I just reviewed "Paterson," a movie about the poetry that infuses life, even at its most mundane. I mentioned, in my review, how Paterson, the protagonist, finds himself seated next to a Japanese man near the end of the story. This man is visiting Paterson, New Jersey, to find out more about William Carlos Williams, a poet who lived in the city and who wrote an epic poem titled Paterson. The tourist is also himself a poet, it turns out, and he has a copy of Paterson with him. The book contains both the original English and a Japanese translation, to which the man wryly remarks:
Poetry in translation is like taking a shower with a raincoat on.
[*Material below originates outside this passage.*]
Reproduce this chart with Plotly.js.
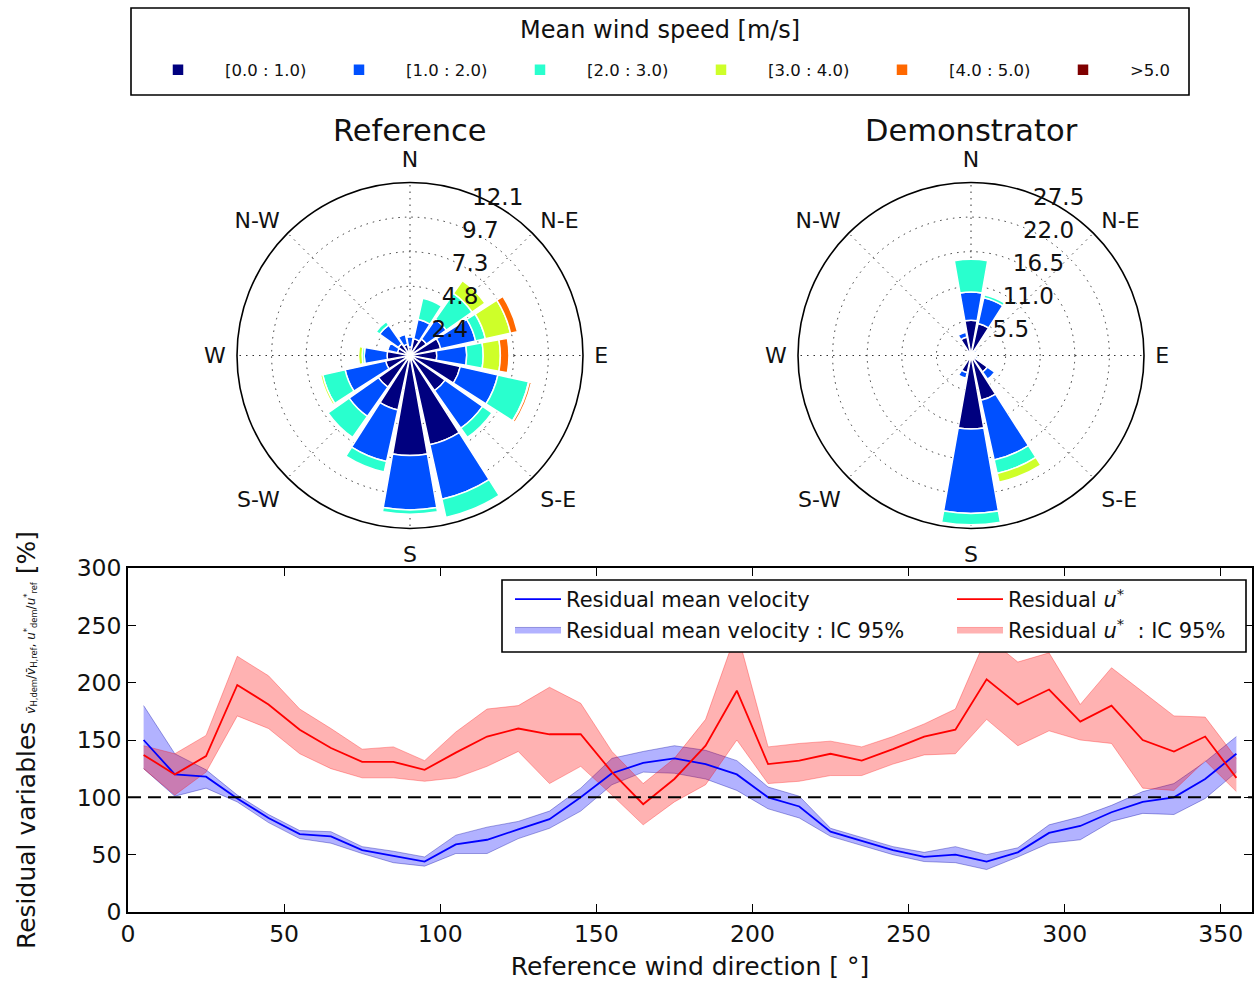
<!DOCTYPE html>
<html>
<head>
<meta charset="utf-8">
<script src="https://cdn.plot.ly/plotly-3.0.1.min.js"></script>
<style>html,body{margin:0;padding:0;background:#fff;}</style>
</head>
<body>
<div id="chart" style="width:1255px;height:981px;"></div>
<script>
// ---------------- Wind rose data (frequency %, stacked by speed bin) ----------------
const directions = [0, 22.5, 45, 67.5, 90, 112.5, 135, 157.5, 180, 202.5, 225, 247.5, 270, 292.5, 315, 337.5];
const speedBins = ['[0.0 : 1.0)', '[1.0 : 2.0)', '[2.0 : 3.0)', '[3.0 : 4.0)', '[4.0 : 5.0)', '>5.0'];
const binColors = ['#00007f', '#0050ff', '#29ffce', '#ceff29', '#ff6800', '#7f0000'];

// Reference site
const ref_0_1 = [0.6, 1.2, 1.4, 2.2, 1.87, 3.6, 3.0, 6.4, 7.0, 3.9, 2.7, 1.75, 1.6, 0.9, 1.0, 0.8];
const ref_1_2 = [0.7, 1.4, 1.7, 2.5, 2.1, 2.7, 3.2, 3.9, 3.8, 3.7, 2.5, 2.9, 1.6, 0.7, 1.6, 0.7];
const ref_2_3 = [0.0, 1.5, 2.2, 0.7, 1.15, 2.2, 0.8, 1.3, 0.3, 0.75, 1.8, 1.6, 0.15, 0.0, 0.3, 0.0];
const ref_3_4 = [0.0, 0.0, 1.1, 1.8, 1.2, 0.05, 0.0, 0.0, 0.0, 0.0, 0.0, 0.15, 0.25, 0.0, 0.0, 0.0];
const ref_4_5 = [0.0, 0.0, 0.0, 0.5, 0.6, 0.15, 0.0, 0.0, 0.0, 0.0, 0.0, 0.0, 0.0, 0.0, 0.0, 0.0];
const ref_5p  = [0, 0, 0, 0, 0, 0, 0, 0, 0, 0, 0, 0, 0, 0, 0, 0];

// Demonstrator site
const dem_0_1 = [5.6, 5.2, 0.8, 0.5, 0.4, 0.8, 3.2, 7.3, 11.7, 2.8, 0.5, 0.3, 0.3, 0.3, 0.6, 3.0];
const dem_1_2 = [4.5, 4.2, 0.3, 0.0, 0.0, 0.3, 1.4, 9.7, 13.4, 0.9, 0.0, 0.0, 0.0, 0.0, 0.0, 0.8];
const dem_2_3 = [5.2, 0.5, 0.0, 0.0, 0.0, 0.0, 0.0, 2.2, 1.8, 0.0, 0.0, 0.0, 0.0, 0.0, 0.0, 0.0];
const dem_3_4 = [0, 0, 0, 0, 0, 0, 0, 1.45, 0, 0, 0, 0, 0, 0, 0, 0];
const dem_4_5 = [0, 0, 0, 0, 0, 0, 0, 0, 0, 0, 0, 0, 0, 0, 0, 0];
const dem_5p  = [0, 0, 0, 0, 0, 0, 0, 0, 0, 0, 0, 0, 0, 0, 0, 0];

const compassAngles = [0, 45, 90, 135, 180, 225, 270, 315];
const compassLabels = ['N', 'N-E', 'E', 'S-E', 'S', 'S-W', 'W', 'N-W'];
const refRingValues = [2.42, 4.84, 7.26, 9.68, 12.1];
const refRingLabels = ['2.4', '4.8', '7.3', '9.7', '12.1'];
const demRingValues = [5.5, 11.0, 16.5, 22.0, 27.5];
const demRingLabels = ['5.5', '11.0', '16.5', '22.0', '27.5'];

// ---------------- Residual data ----------------
const refDirection = [5, 15, 25, 35, 45, 55, 65, 75, 85, 95, 105, 115, 125, 135, 145, 155, 165, 175,
                      185, 195, 205, 215, 225, 235, 245, 255, 265, 275, 285, 295, 305, 315, 325, 335, 345, 355];
const velResidual = [150, 120, 118, 99, 82, 68, 66, 54, 49, 44, 59, 63, 72, 81, 100, 121, 130, 134,
                     129, 120, 100, 92, 70, 62, 54, 48, 50, 44, 52, 69, 75, 87, 96, 100, 116, 138];
const velLow  = [125, 101, 108, 96, 78, 64, 60, 51, 43, 40, 51, 51, 64, 73, 88, 111, 122, 121,
                 116, 106, 90, 82, 66, 58, 50, 44, 43, 37, 48, 60, 63, 79, 86, 85, 99, 122];
const velHigh = [180, 138, 124, 102, 85, 71, 70, 57, 53, 48, 67, 74, 79, 88, 108, 134, 140, 145,
                 141, 132, 109, 101, 73, 65, 57, 52, 57, 50, 56, 76, 83, 93, 105, 112, 131, 153];
const ustarResidual = [137, 120, 136, 198, 181, 159, 143, 131, 131, 124, 139, 153, 160, 155, 155, 122, 94, 116,
                       145, 193, 129, 132, 138, 132, 142, 153, 159, 203, 181, 194, 166, 180, 150, 140, 153, 117];
const ustarLow  = [125, 102, 122, 171, 160, 138, 125, 117, 117, 114, 117, 127, 140, 112, 127, 102, 76, 96,
                   111, 150, 112, 114, 119, 119, 129, 137, 138, 168, 145, 158, 150, 147, 108, 106, 132, 105];
const ustarHigh = [145, 138, 154, 223, 206, 177, 160, 142, 144, 132, 157, 177, 180, 196, 182, 140, 112, 134,
                   168, 245, 144, 147, 149, 144, 153, 164, 177, 240, 218, 226, 181, 213, 192, 171, 170, 134];
const xTicks = [0, 50, 100, 150, 200, 250, 300, 350];
const yTicks = [0, 50, 100, 150, 200, 250, 300];
const referenceLevel = 100;

// ---------------- Build traces ----------------
const W = 1255, H = 981;
const refBins = [ref_0_1, ref_1_2, ref_2_3, ref_3_4, ref_4_5, ref_5p];
const demBins = [dem_0_1, dem_1_2, dem_2_3, dem_3_4, dem_4_5, dem_5p];
const traces = [];
refBins.forEach((vals, i) => {
  traces.push({
    type: 'barpolar', subplot: 'polar', r: vals, theta: directions, width: 20,
    name: speedBins[i], legend: 'legend', showlegend: true,
    legendwidth: i === 5 ? 40 : 82,
    marker: {color: binColors[i], line: {color: 'white', width: 1.5}},
    hoverinfo: 'r+theta'
  });
});
demBins.forEach((vals, i) => {
  traces.push({
    type: 'barpolar', subplot: 'polar2', r: vals, theta: directions, width: 20,
    name: speedBins[i], showlegend: false,
    marker: {color: binColors[i], line: {color: 'white', width: 1.5}},
    hoverinfo: 'r+theta'
  });
});

const blueFill = 'rgba(0,0,255,0.3)';
const redFill = 'rgba(255,0,0,0.3)';
// Blue IC band
traces.push({x: refDirection, y: velLow, type: 'scatter', mode: 'lines', line: {color: 'rgba(0,0,160,0.35)', width: 1},
             showlegend: false, hoverinfo: 'skip'});
traces.push({x: refDirection, y: velHigh, type: 'scatter', mode: 'lines', fill: 'tonexty', fillcolor: blueFill,
             line: {color: 'rgba(0,0,160,0.35)', width: 1}, name: 'Residual mean velocity : IC 95%',
             legend: 'legend2', legendgroup: 'b2', legendrank: 2});
// Red IC band
traces.push({x: refDirection, y: ustarLow, type: 'scatter', mode: 'lines', line: {color: 'rgba(255,0,0,0.3)', width: 1},
             showlegend: false, hoverinfo: 'skip'});
traces.push({x: refDirection, y: ustarHigh, type: 'scatter', mode: 'lines', fill: 'tonexty', fillcolor: redFill,
             line: {color: 'rgba(255,0,0,0.3)', width: 1}, name: 'Residual <i>u</i><sup>*</sup>  : IC 95%',
             legend: 'legend3', legendgroup: 'r2', legendrank: 2});
// Lines
traces.push({x: refDirection, y: velResidual, type: 'scatter', mode: 'lines', line: {color: '#0000ff', width: 1.8},
             name: 'Residual mean velocity', legend: 'legend2', legendgroup: 'b1', legendrank: 1});
traces.push({x: refDirection, y: ustarResidual, type: 'scatter', mode: 'lines', line: {color: '#ff0000', width: 1.8},
             name: 'Residual <i>u</i><sup>*</sup>', legend: 'legend3', legendgroup: 'r1', legendrank: 1});

// ---------------- Layout ----------------
const R = 173;
function polarDomain(cx, cyTop) {
  const cy = H - cyTop;
  return {x: [(cx - R) / W, (cx + R) / W], y: [(cy - R) / H, (cy + R) / H]};
}
const gridDash = '1.5px,5px';
const labelAngle = 73;
function polarAxes(range, ringVals, ringLabels, domain) {
  return {
    domain: domain, bgcolor: 'white', barmode: 'stack',
    angularaxis: {
      rotation: 90, direction: 'clockwise', tickmode: 'array', tickvals: compassAngles, ticktext: compassLabels,
      tickfont: {size: 22, color: '#111'}, showline: true, linecolor: 'black', linewidth: 1.6,
      showgrid: true, gridcolor: '#333', gridwidth: 1.2, griddash: gridDash,
      ticks: 'outside', ticklen: 6, tickcolor: 'rgba(0,0,0,0)'
    },
    radialaxis: {
      range: range, tickmode: 'array', tickvals: ringVals, ticktext: ringLabels, angle: labelAngle, tickangle: labelAngle,
      tickfont: {size: 23, color: '#111'}, showline: false, ticks: '',
      showgrid: true, gridcolor: '#333', gridwidth: 1.2, griddash: gridDash
    }
  };
}

const layout = {
  width: W, height: H,
  margin: {l: 0, r: 0, t: 0, b: 0},
  paper_bgcolor: 'white', plot_bgcolor: 'white',
  font: {family: 'DejaVu Sans, sans-serif', color: '#111'},
  polar: polarAxes([0, 12.1], refRingValues, refRingLabels, polarDomain(410, 355.5)),
  polar2: polarAxes([0, 27.5], demRingValues, demRingLabels, polarDomain(971, 355.5)),
  xaxis: {
    domain: [128 / W, 1252 / W], range: [0, 360], tickmode: 'array', tickvals: xTicks,
    ticks: 'inside', ticklen: 8, tickwidth: 1.2, tickcolor: 'black', mirror: 'allticks',
    showline: true, linecolor: 'black', linewidth: 1.6, showgrid: false, zeroline: false,
    tickfont: {size: 23.5}, automargin: false,
    title: {text: 'Reference wind direction [ °]', font: {size: 25}, standoff: 13}
  },
  yaxis: {
    domain: [1 - 912 / H, 1 - 568 / H], range: [0, 300], tickmode: 'array', tickvals: yTicks,
    ticks: 'inside', ticklen: 8, tickwidth: 1.2, tickcolor: 'black', mirror: 'allticks',
    showline: true, linecolor: 'black', linewidth: 1.6, showgrid: false, zeroline: false,
    tickfont: {size: 23.5}, automargin: false,
    title: {
      text: "Residual variables <span style='font-size:12px'><i>v̄</i><sub>H,dem</sub>/<i>v̄</i><sub>H,ref</sub>, <i>u</i><sup>*</sup><sub>dem</sub>/<i>u</i><sup>*</sup><sub>ref</sub></span> [%]",
      font: {size: 25}, standoff: 34
    }
  },
  legend: {
    orientation: 'h', x: 131 / W, xanchor: 'left', y: 1 - 70 / H, yanchor: 'middle',
    bgcolor: 'rgba(0,0,0,0)', borderwidth: 0,
    font: {size: 16.5}, itemwidth: 84, entrywidthmode: 'pixels', entrywidth: 82,
    itemclick: false, itemdoubleclick: false
  },
  legend2: {
    x: 510 / W, xanchor: 'left', y: 1 - 579 / H, yanchor: 'top', bgcolor: 'rgba(0,0,0,0)', borderwidth: 0,
    font: {size: 21}, itemwidth: 46, tracegroupgap: 8, traceorder: 'normal'
  },
  legend3: {
    x: 952 / W, xanchor: 'left', y: 1 - 579 / H, yanchor: 'top', bgcolor: 'rgba(0,0,0,0)', borderwidth: 0,
    font: {size: 21}, itemwidth: 46, tracegroupgap: 8, traceorder: 'normal'
  },
  shapes: [
    {type: 'line', xref: 'x', yref: 'y', x0: 0, x1: 360, y0: referenceLevel, y1: referenceLevel,
     line: {color: 'black', width: 2, dash: '13px,7px'}, layer: 'above'},
    {type: 'rect', xref: 'paper', yref: 'paper', x0: 502 / W, x1: 1246 / W, y0: 1 - 652 / H, y1: 1 - 580 / H,
     fillcolor: 'white', line: {color: 'black', width: 1.6}, layer: 'above'},
    {type: 'rect', xref: 'paper', yref: 'paper', x0: 131 / W, x1: 1189 / W, y0: 1 - 95 / H, y1: 1 - 8 / H,
     fillcolor: 'white', line: {color: 'black', width: 1.6}, layer: 'above'}
  ],
  annotations: [
    {text: 'Mean wind speed [m/s]', xref: 'paper', yref: 'paper', x: 660 / W, y: 1 - 30 / H, showarrow: false,
     xanchor: 'center', yanchor: 'middle', font: {size: 24}},
    {text: 'Reference', xref: 'paper', yref: 'paper', x: 410 / W, y: 1 - 130 / H, showarrow: false,
     xanchor: 'center', yanchor: 'middle', font: {size: 30.5}},
    {text: 'Demonstrator', xref: 'paper', yref: 'paper', x: 971 / W, y: 1 - 130 / H, showarrow: false,
     xanchor: 'center', yanchor: 'middle', font: {size: 30.5}}
  ]
};

Plotly.newPlot('chart', traces, layout, {displayModeBar: false, staticPlot: false});
</script>
</body>
</html>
I suspect this is particularly true when you're translating poetry from a Western language to an Eastern one. It's less true when you are, say, translating a poem from English to French or vice versa: you're helped by the similarities in grammar, syntax, vocabulary, and even cultural assumptions, which very often express themselves in similar idioms (avoir plusieurs fers au feu = a literal translation of "having several irons in the fire," for example; the French idiom means exactly the same thing as the English one). I once translated some Kahlil Gibran into French for my French friends, inviting them to compare my translation to an "official" translation, and my friends said they preferred mine, which was a kind compliment. My translation was, in many respects, merely a word-for-word rendering, however—not hard to do. Translating Gibran into Japanese or Korean would be much more challenging, I suspect, and in the end, after the inevitable semantic distortion, reading Gibran in an Eastern language would probably be very much like showering with a raincoat on.